The teacher is the director of all student behavior. The students are imitators of her nonverbal model. Usually after ten to twenty hours of instruction some students will be ready to speak. At that point there will be a role reversal with individual students directing the teacher and the other students.
The first phase of a lesson is one of modeling. The instructor issues commands to a few students, then performs the actions with them. In the second phase, these same students demonstrate that they can understand the commands by performing them alone. The observers also have an opportunity to demonstrate their understanding. The teacher next recombines elements of the commands to have student s develop flexibility in understanding unfamiliar utterances. These commands, which students perform, are often humorous. After learning to respond to some oral commands, the students learn to read and write them. When students are ready to speak, they become the ones who issue the commands. After students begin speaking, activities expand to include skits and games.
The interaction is characterized by the teacher speaking and the students responding nonverbally. Later on, the students become more verbal and the teacher responds nonverbally. Students perform the actions together. Students can learn by watching each other. At some point, observers must demonstrate their understanding of the commands in order to retain them.
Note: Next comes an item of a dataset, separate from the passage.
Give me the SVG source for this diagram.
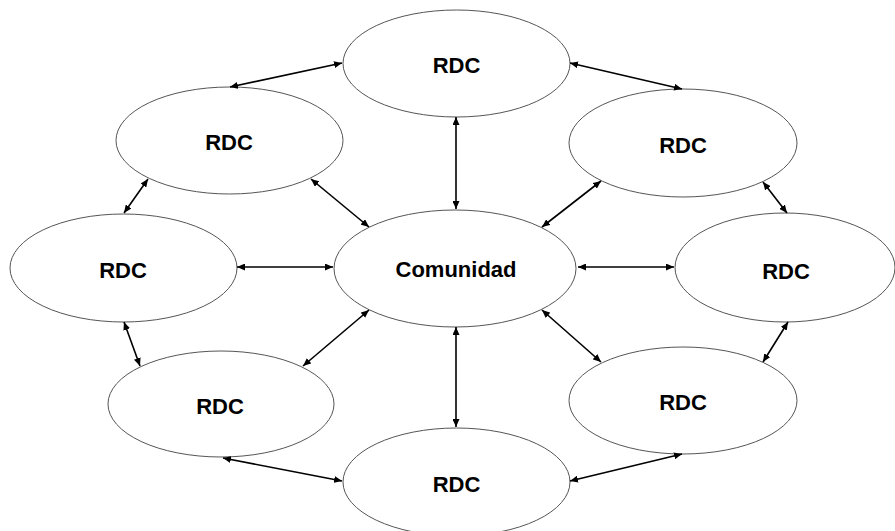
<svg xmlns="http://www.w3.org/2000/svg" width="895" height="531" viewBox="0 0 895 531">
<style>
.node ellipse{fill:#fff;stroke:#555;stroke-width:1}
.node text{font-family:"Liberation Sans",Arial,sans-serif;font-weight:bold;font-size:22px;fill:#000;text-anchor:middle}
.edges line{stroke:#000;stroke-width:1.6;marker-start:url(#ah);marker-end:url(#ah)}
</style>
<defs>
<marker id="ah" markerUnits="userSpaceOnUse" markerWidth="9" markerHeight="7" refX="8" refY="3.5" orient="auto-start-reverse">
<path d="M0,0 L8,3.5 L0,7 z" fill="#000"/>
</marker>
</defs>
<rect width="895" height="531" fill="#fff"/>
<g id="n-top" class="node"><ellipse cx="456.5" cy="63.5" rx="113.5" ry="53.5"/><text x="456.5" y="73">RDC</text></g>
<g id="n-topleft" class="node"><ellipse cx="229.5" cy="140.5" rx="113.5" ry="53.5"/><text x="229" y="150">RDC</text></g>
<g id="n-topright" class="node"><ellipse cx="683" cy="143" rx="114" ry="54"/><text x="683" y="152.5">RDC</text></g>
<g id="n-left" class="node"><ellipse cx="123.5" cy="268" rx="113.5" ry="54"/><text x="123" y="277.5">RDC</text></g>
<g id="n-center" class="node"><ellipse cx="455" cy="268.5" rx="121" ry="58.5"/><text x="456" y="277">Comunidad</text></g>
<g id="n-right" class="node"><ellipse cx="785" cy="267.5" rx="110" ry="54.5"/><text x="786" y="279">RDC</text></g>
<g id="n-bottomleft" class="node"><ellipse cx="221" cy="404" rx="113" ry="53"/><text x="220" y="413.5">RDC</text></g>
<g id="n-bottomright" class="node"><ellipse cx="683" cy="400.5" rx="114" ry="53.5"/><text x="683" y="410">RDC</text></g>
<g id="n-bottom" class="node"><ellipse cx="456.5" cy="482" rx="113.5" ry="54"/><text x="456.5" y="491.5">RDC</text></g>
<g id="edges" class="edges">
<line x1="342" y1="63" x2="230" y2="87"/>
<line x1="570" y1="63" x2="682" y2="89"/>
<line x1="456" y1="117" x2="456" y2="209"/>
<line x1="148" y1="179" x2="124" y2="213"/>
<line x1="311" y1="179" x2="369" y2="227"/>
<line x1="601" y1="181" x2="542" y2="227"/>
<line x1="763" y1="182" x2="787" y2="213"/>
<line x1="237" y1="267" x2="333" y2="267"/>
<line x1="578" y1="267" x2="674" y2="267"/>
<line x1="124" y1="322" x2="140" y2="366"/>
<line x1="369" y1="310" x2="303" y2="366"/>
<line x1="542" y1="310" x2="601" y2="362"/>
<line x1="788" y1="322" x2="763" y2="362"/>
<line x1="456" y1="327" x2="456" y2="427"/>
<line x1="223" y1="458" x2="342" y2="481"/>
<line x1="682" y1="454" x2="570" y2="481"/>
</g>
</svg>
One of the main reasons TPR was develop was to reduce the stress people feel when studying foreign languages. One of the primary ways this is accomplished is to allow learners to speak when they are ready. Forcing them to speak before then will only create anxiety. Also, when students do begin speak, perfection should not be expected. Another way to relieve anxiety is to make language learning as enjoyable as possible. The use of zany commands and humorous skits are two ways of showing that language learning can be fun. Finally, it is important that there not be too much modeling, but that students not be too rushed either. Feelings of success and how anxiety facilitate learning.
Just as with the acquisition of the native language, oral modality is primary. Culture is the lifestyle of people who speak the language natively.
Vocabulary and grammatical structures are emphasized over other language areas. These are embedded within imperatives. The imperatives are single words and multi-word chunks. One reason for the use of imperatives is their frequency of occurrence in the speech directed at young children learning their native language. Understanding the spoken word should precede its production. Often do not learn to read the commands they have already learned to perform until after ten hours of instruction.
TPR is usually introduced in the native language. After the introduction, rarely would the native language be used. Meaning is made clear through body movements.
Teachers will know immediately whether or not students understand by observing their students actions. Formal evaluations can be conducted simply by commanding individual students to perform a series of actions. As students become more advanced, their performance of skits they have created can become the basis for evaluation.
It is expected that students will make errors when they first begin speaking. Teacher should be tolerant of them and only correct major errors. Even these should be corrected unobtrusively. As students get more advanced, teacher can fine tune-correct more minor errors.